### Information supplied
+ + + + + + +

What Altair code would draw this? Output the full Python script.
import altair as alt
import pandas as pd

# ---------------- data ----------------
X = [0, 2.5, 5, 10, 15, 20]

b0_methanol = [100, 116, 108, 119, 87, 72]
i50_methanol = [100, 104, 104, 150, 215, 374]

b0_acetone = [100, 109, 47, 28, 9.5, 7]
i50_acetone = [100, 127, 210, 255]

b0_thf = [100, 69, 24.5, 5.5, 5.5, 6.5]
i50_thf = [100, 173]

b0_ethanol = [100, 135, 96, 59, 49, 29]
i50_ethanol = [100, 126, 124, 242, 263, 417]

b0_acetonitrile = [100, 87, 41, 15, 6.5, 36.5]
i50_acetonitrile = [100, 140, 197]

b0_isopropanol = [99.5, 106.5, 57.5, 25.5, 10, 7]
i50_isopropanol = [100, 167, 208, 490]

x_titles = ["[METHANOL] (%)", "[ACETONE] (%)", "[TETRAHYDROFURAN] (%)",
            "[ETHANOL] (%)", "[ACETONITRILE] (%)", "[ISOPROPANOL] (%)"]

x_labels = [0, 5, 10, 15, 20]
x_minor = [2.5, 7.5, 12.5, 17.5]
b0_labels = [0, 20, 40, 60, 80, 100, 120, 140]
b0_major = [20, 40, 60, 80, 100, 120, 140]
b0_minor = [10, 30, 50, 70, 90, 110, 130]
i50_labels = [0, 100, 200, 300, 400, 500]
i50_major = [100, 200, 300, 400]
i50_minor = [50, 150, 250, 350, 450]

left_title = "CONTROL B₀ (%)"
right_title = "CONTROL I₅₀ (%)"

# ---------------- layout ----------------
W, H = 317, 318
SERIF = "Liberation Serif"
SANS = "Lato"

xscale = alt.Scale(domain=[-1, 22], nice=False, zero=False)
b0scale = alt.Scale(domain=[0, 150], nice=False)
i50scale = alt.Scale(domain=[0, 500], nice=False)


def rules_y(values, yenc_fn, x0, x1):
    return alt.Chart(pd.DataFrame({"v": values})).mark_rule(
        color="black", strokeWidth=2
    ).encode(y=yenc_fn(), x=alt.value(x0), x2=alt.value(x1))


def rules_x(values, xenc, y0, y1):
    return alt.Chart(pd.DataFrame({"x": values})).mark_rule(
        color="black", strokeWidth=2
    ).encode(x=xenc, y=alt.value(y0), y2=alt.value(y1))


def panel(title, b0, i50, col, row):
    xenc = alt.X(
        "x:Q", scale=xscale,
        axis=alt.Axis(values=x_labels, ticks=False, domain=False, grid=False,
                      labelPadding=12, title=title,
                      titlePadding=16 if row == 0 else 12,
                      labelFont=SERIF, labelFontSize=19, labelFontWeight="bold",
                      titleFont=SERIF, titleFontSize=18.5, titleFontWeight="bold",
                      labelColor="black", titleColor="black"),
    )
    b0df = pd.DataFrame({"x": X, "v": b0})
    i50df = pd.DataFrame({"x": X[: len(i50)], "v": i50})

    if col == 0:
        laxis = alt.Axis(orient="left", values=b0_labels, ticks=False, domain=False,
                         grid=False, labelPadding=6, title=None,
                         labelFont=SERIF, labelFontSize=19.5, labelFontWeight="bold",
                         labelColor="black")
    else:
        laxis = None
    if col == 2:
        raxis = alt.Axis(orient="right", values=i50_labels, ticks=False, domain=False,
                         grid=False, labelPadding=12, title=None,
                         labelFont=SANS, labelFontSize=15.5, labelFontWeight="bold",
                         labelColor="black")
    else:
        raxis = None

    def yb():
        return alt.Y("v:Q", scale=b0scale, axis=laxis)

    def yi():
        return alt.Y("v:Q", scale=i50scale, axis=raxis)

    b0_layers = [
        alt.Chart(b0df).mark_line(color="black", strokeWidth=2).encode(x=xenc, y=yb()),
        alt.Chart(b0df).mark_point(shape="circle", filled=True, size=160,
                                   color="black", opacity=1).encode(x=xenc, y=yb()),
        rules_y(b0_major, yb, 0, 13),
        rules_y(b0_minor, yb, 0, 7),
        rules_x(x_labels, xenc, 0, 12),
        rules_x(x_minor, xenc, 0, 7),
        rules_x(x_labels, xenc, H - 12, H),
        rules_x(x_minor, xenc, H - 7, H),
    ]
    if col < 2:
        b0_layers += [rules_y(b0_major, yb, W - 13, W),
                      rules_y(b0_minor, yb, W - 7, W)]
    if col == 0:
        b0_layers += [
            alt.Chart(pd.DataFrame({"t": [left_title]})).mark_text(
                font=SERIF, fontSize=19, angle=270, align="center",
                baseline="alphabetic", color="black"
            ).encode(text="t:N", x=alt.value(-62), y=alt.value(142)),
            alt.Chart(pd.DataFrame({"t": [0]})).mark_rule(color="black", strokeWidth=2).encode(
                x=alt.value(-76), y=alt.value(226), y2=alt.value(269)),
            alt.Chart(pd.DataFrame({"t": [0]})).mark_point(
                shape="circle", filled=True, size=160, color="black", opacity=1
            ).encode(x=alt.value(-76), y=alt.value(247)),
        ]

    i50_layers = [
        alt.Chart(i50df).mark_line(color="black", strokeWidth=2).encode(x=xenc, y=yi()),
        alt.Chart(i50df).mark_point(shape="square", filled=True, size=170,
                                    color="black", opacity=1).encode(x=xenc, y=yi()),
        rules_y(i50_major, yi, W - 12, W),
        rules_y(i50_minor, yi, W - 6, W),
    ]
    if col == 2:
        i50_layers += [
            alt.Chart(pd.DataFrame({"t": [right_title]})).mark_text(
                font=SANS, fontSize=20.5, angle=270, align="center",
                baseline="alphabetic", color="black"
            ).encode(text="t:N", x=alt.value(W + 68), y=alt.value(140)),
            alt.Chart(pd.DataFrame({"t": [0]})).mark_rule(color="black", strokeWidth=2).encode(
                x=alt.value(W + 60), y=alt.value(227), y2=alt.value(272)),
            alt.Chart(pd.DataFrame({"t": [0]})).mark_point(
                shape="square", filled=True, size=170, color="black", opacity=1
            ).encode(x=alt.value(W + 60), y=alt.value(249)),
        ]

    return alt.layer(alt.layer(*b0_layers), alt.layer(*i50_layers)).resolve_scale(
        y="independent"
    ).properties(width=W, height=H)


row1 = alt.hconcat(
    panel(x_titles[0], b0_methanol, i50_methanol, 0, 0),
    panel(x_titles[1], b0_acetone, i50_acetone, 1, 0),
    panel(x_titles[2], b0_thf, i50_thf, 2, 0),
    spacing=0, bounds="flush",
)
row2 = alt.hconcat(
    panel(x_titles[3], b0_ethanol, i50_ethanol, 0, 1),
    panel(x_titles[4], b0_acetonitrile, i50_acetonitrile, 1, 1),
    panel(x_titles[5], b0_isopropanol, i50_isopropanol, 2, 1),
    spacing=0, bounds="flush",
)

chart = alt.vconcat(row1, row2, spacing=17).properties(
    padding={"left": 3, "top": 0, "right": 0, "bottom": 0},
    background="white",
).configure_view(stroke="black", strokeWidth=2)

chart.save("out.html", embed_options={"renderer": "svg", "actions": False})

+ + + + + + +

### Directions
Please transcribe, exactly and with nothing added, the lines from the first line of the material above through the line that contains "i50scale = alt.Scale(domain=[0, 500], nice=False)".

### Exercise solution
What Altair code would draw this? Output the full Python script.
import altair as alt
import pandas as pd

# ---------------- data ----------------
X = [0, 2.5, 5, 10, 15, 20]

b0_methanol = [100, 116, 108, 119, 87, 72]
i50_methanol = [100, 104, 104, 150, 215, 374]

b0_acetone = [100, 109, 47, 28, 9.5, 7]
i50_acetone = [100, 127, 210, 255]

b0_thf = [100, 69, 24.5, 5.5, 5.5, 6.5]
i50_thf = [100, 173]

b0_ethanol = [100, 135, 96, 59, 49, 29]
i50_ethanol = [100, 126, 124, 242, 263, 417]

b0_acetonitrile = [100, 87, 41, 15, 6.5, 36.5]
i50_acetonitrile = [100, 140, 197]

b0_isopropanol = [99.5, 106.5, 57.5, 25.5, 10, 7]
i50_isopropanol = [100, 167, 208, 490]

x_titles = ["[METHANOL] (%)", "[ACETONE] (%)", "[TETRAHYDROFURAN] (%)",
            "[ETHANOL] (%)", "[ACETONITRILE] (%)", "[ISOPROPANOL] (%)"]

x_labels = [0, 5, 10, 15, 20]
x_minor = [2.5, 7.5, 12.5, 17.5]
b0_labels = [0, 20, 40, 60, 80, 100, 120, 140]
b0_major = [20, 40, 60, 80, 100, 120, 140]
b0_minor = [10, 30, 50, 70, 90, 110, 130]
i50_labels = [0, 100, 200, 300, 400, 500]
i50_major = [100, 200, 300, 400]
i50_minor = [50, 150, 250, 350, 450]

left_title = "CONTROL B₀ (%)"
right_title = "CONTROL I₅₀ (%)"

# ---------------- layout ----------------
W, H = 317, 318
SERIF = "Liberation Serif"
SANS = "Lato"

xscale = alt.Scale(domain=[-1, 22], nice=False, zero=False)
b0scale = alt.Scale(domain=[0, 150], nice=False)
i50scale = alt.Scale(domain=[0, 500], nice=False)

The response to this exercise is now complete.